I do not suffer from a low self esteem. In general I consider this to be a good thing, as it makes me confidant and willing to challenge myself, because I "know" I will be successful. I have high regards for myself partly because things have come relatively easy in my life. I have had many successes and few failures. I am good at a lot of things, and the things that I am not so good at I simply choose not to do (gymnastics, for example, since I have the balance and flexibility of a toothpick). And I'm funny to boot!
However, thinking that I am all that does have it downsides. It makes me too cocky to see things the way they really are. I makes me unwilling to challenge some of my thoughts and behaviors because I KNOW I am doing it the right way. It makes me lazy, because I often don't have to work very hard to do a good job.

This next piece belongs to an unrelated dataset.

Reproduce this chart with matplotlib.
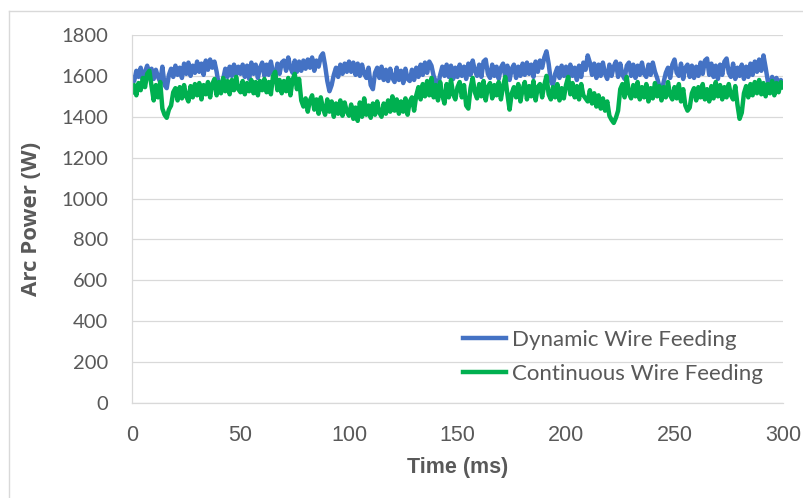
import numpy as np
import matplotlib
matplotlib.use("Agg")
import matplotlib.pyplot as plt
from matplotlib.lines import Line2D

dynamic_000 = [1590, 1575, 1625, 1595, 1640, 1580, 1620, 1650, 1600, 1635,
               1585, 1630, 1595, 1570, 1645, 1555, 1540, 1605, 1635, 1595,
               1650, 1605, 1640, 1590, 1660, 1610, 1665, 1600, 1650, 1615,
               1670, 1620, 1660, 1605, 1675, 1630, 1680, 1640, 1670, 1620,
               1555, 1540, 1585, 1635, 1595, 1645, 1600, 1655, 1605, 1645]
dynamic_050 = [1610, 1655, 1595, 1650, 1585, 1665, 1610, 1655, 1590, 1640,
               1665, 1600, 1655, 1605, 1670, 1615, 1595, 1660, 1610, 1665,
               1675, 1625, 1690, 1640, 1615, 1675, 1620, 1670, 1625, 1675,
               1635, 1680, 1640, 1690, 1625, 1675, 1645, 1695, 1710, 1650,
               1575, 1525, 1555, 1605, 1640, 1595, 1655, 1610, 1660, 1620]
dynamic_100 = [1670, 1620, 1665, 1605, 1660, 1600, 1655, 1610, 1590, 1640,
               1555, 1535, 1615, 1640, 1590, 1645, 1580, 1630, 1575, 1635,
               1590, 1570, 1640, 1580, 1625, 1565, 1635, 1585, 1575, 1630,
               1580, 1640, 1595, 1655, 1605, 1665, 1615, 1670, 1650, 1600,
               1570, 1550, 1605, 1645, 1600, 1655, 1595, 1650, 1585, 1640]
dynamic_150 = [1595, 1655, 1600, 1645, 1585, 1660, 1605, 1675, 1625, 1600,
               1655, 1595, 1670, 1680, 1610, 1590, 1655, 1600, 1645, 1585,
               1640, 1660, 1595, 1650, 1580, 1635, 1655, 1590, 1645, 1600,
               1660, 1605, 1665, 1610, 1655, 1595, 1670, 1620, 1675, 1640,
               1690, 1720, 1660, 1575, 1555, 1610, 1640, 1590, 1650, 1600]
dynamic_200 = [1645, 1585, 1655, 1600, 1640, 1580, 1650, 1595, 1665, 1630,
               1700, 1665, 1605, 1660, 1590, 1655, 1600, 1665, 1610, 1585,
               1655, 1600, 1645, 1670, 1595, 1660, 1605, 1585, 1650, 1665,
               1600, 1655, 1590, 1650, 1605, 1665, 1610, 1595, 1655, 1605,
               1665, 1620, 1590, 1550, 1520, 1570, 1615, 1640, 1590, 1655]
dynamic_250 = [1680, 1615, 1600, 1660, 1585, 1640, 1655, 1595, 1650, 1590,
               1645, 1600, 1665, 1610, 1675, 1685, 1605, 1660, 1595, 1650,
               1585, 1655, 1605, 1670, 1685, 1615, 1595, 1660, 1585, 1640,
               1600, 1655, 1585, 1645, 1595, 1660, 1605, 1670, 1620, 1680,
               1625, 1700, 1640, 1575, 1545, 1595, 1555, 1590, 1550, 1580,
               1560]

continuous_000 = [1520, 1555, 1505, 1565, 1530, 1590, 1545, 1610, 1625, 1550,
                  1480, 1555, 1495, 1570, 1440, 1410, 1395, 1435, 1455, 1520,
                  1540, 1480, 1545, 1490, 1555, 1500, 1475, 1550, 1495, 1560,
                  1505, 1565, 1485, 1555, 1510, 1570, 1495, 1560, 1585, 1505,
                  1570, 1515, 1590, 1525, 1575, 1510, 1580, 1530, 1595, 1535]
continuous_050 = [1520, 1575, 1510, 1565, 1525, 1580, 1515, 1570, 1505, 1575,
                  1530, 1585, 1520, 1570, 1510, 1600, 1620, 1530, 1580, 1515,
                  1575, 1525, 1590, 1505, 1580, 1610, 1535, 1585, 1480, 1450,
                  1490, 1425, 1480, 1505, 1435, 1485, 1415, 1495, 1440, 1410,
                  1485, 1425, 1475, 1400, 1465, 1415, 1480, 1405, 1470, 1425]
continuous_100 = [1405, 1460, 1390, 1445, 1380, 1470, 1400, 1490, 1410, 1455,
                  1395, 1465, 1410, 1475, 1420, 1400, 1465, 1415, 1480, 1425,
                  1500, 1430, 1485, 1415, 1475, 1425, 1490, 1410, 1475, 1495,
                  1430, 1505, 1545, 1485, 1560, 1500, 1575, 1505, 1590, 1495,
                  1555, 1480, 1570, 1505, 1465, 1560, 1495, 1580, 1510, 1485]
continuous_150 = [1545, 1570, 1495, 1555, 1455, 1440, 1540, 1590, 1520, 1490,
                  1560, 1500, 1575, 1480, 1545, 1565, 1490, 1555, 1505, 1570,
                  1485, 1550, 1595, 1510, 1435, 1515, 1545, 1495, 1560, 1475,
                  1535, 1570, 1485, 1550, 1500, 1575, 1480, 1545, 1560, 1495,
                  1555, 1600, 1510, 1485, 1545, 1495, 1560, 1480, 1540, 1490]
continuous_200 = [1555, 1595, 1510, 1565, 1495, 1550, 1485, 1560, 1505, 1490,
                  1475, 1530, 1465, 1515, 1450, 1505, 1440, 1490, 1430, 1475,
                  1405, 1385, 1370, 1395, 1430, 1535, 1560, 1495, 1595, 1515,
                  1490, 1555, 1500, 1570, 1485, 1545, 1495, 1560, 1475, 1540,
                  1490, 1565, 1500, 1550, 1480, 1545, 1495, 1570, 1505, 1485]
continuous_250 = [1545, 1490, 1560, 1475, 1535, 1455, 1430, 1445, 1515, 1540,
                  1480, 1545, 1495, 1560, 1485, 1535, 1475, 1550, 1490, 1570,
                  1500, 1555, 1485, 1545, 1495, 1560, 1505, 1485, 1550, 1460,
                  1390, 1420, 1515, 1550, 1495, 1560, 1505, 1570, 1515, 1580,
                  1510, 1565, 1500, 1560, 1515, 1575, 1505, 1565, 1520, 1570,
                  1545]

dynamic = (dynamic_000 + dynamic_050 + dynamic_100 + dynamic_150
           + dynamic_200 + dynamic_250)
continuous = (continuous_000 + continuous_050 + continuous_100
              + continuous_150 + continuous_200 + continuous_250)
time_ms = np.arange(len(dynamic))

x_ticks = [0, 50, 100, 150, 200, 250, 300]
y_ticks = [0, 200, 400, 600, 800, 1000, 1200, 1400, 1600, 1800]

plt.rcParams["font.family"] = ["Lato", "DejaVu Sans"]
narrow = ["Liberation Sans Narrow", "Liberation Sans", "DejaVu Sans"]
grey = "#595959"
grid = "#d9d9d9"

fig = plt.figure(figsize=(8.04, 4.98), dpi=100)
ax = fig.add_axes([132 / 804, 1 - 403 / 498, 651 / 804, 368 / 498])

ax.plot(time_ms, dynamic, color="#4472C4", lw=3.2, label="Dynamic Wire Feeding")
ax.plot(time_ms, continuous, color="#00B050", lw=3.2,
        label="Continuous Wire Feeding")

ax.set_xlim(0, 300)
ax.set_ylim(0, 1800)
ax.set_xticks(x_ticks)
ax.set_yticks(y_ticks)
ax.tick_params(axis="both", length=0, labelsize=14.5, colors=grey)
ax.tick_params(axis="y", pad=17)
ax.tick_params(axis="x", pad=16)
for lbl in ax.get_xticklabels():
    lbl.set_family(narrow)
    lbl.set_fontsize(15.5)
ax.grid(axis="y", color=grid, lw=0.9)
ax.set_axisbelow(True)
for side in ("top", "right"):
    ax.spines[side].set_visible(False)
for side in ("left", "bottom"):
    ax.spines[side].set_color(grid)
    ax.spines[side].set_linewidth(0.9)

ax.set_xlabel("Time (ms)", fontsize=15.5, fontweight="bold", color=grey,
              family=narrow)
ax.set_ylabel("Arc Power (W)", fontsize=16, fontweight="bold", color=grey,
              family=["Open Sans", "DejaVu Sans"])
ax.xaxis.set_label_coords(0.5, -0.148)
ax.yaxis.set_label_coords(-0.138, 0.5)

leg = ax.legend(loc="upper left", bbox_to_anchor=(0.508, 0.198), frameon=False,
                fontsize=16, handlelength=1.95, handletextpad=0.25,
                labelspacing=0.62, borderpad=0, borderaxespad=0)
for txt in leg.get_texts():
    txt.set_color(grey)

# light outer chart border (left and top edges visible in the reference)
fig.add_artist(Line2D([9 / 804, 9 / 804], [0, 1 - 11 / 498], color=grid, lw=1))
fig.add_artist(Line2D([9 / 804, 1], [1 - 11 / 498, 1 - 11 / 498], color=grid, lw=1))

fig.savefig("out.png", dpi=100)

In the past few days, my self esteem has been taken down a few notches. And I had the gall to actually be surprised when faced with failure, or when it was made very clear to me that I can be a big f**k up.
And I am not, I repeat NOT, writing this because I am looking for people to tell me that I'm a great person. I am not looking to be propped up now. I have already been made well aware of my awesomeness, and now it's time to take a look at the un-awesome me.
I don't know what to do with myself. All this talk I've been doing lately about self-discovery or finding inner peace might be fine and dandy when I thought I was perfect, but it all changes when I find out I'm not. I don't need to find myself. I need to FIX myself. I have flaws, and not just the cute flaws that make me so endearing either.
I will be 42 next month. A fine age to realize that I have a lot of growing up to do. And that my way isn't the best way after all.
I guess admitting that is the first step, right?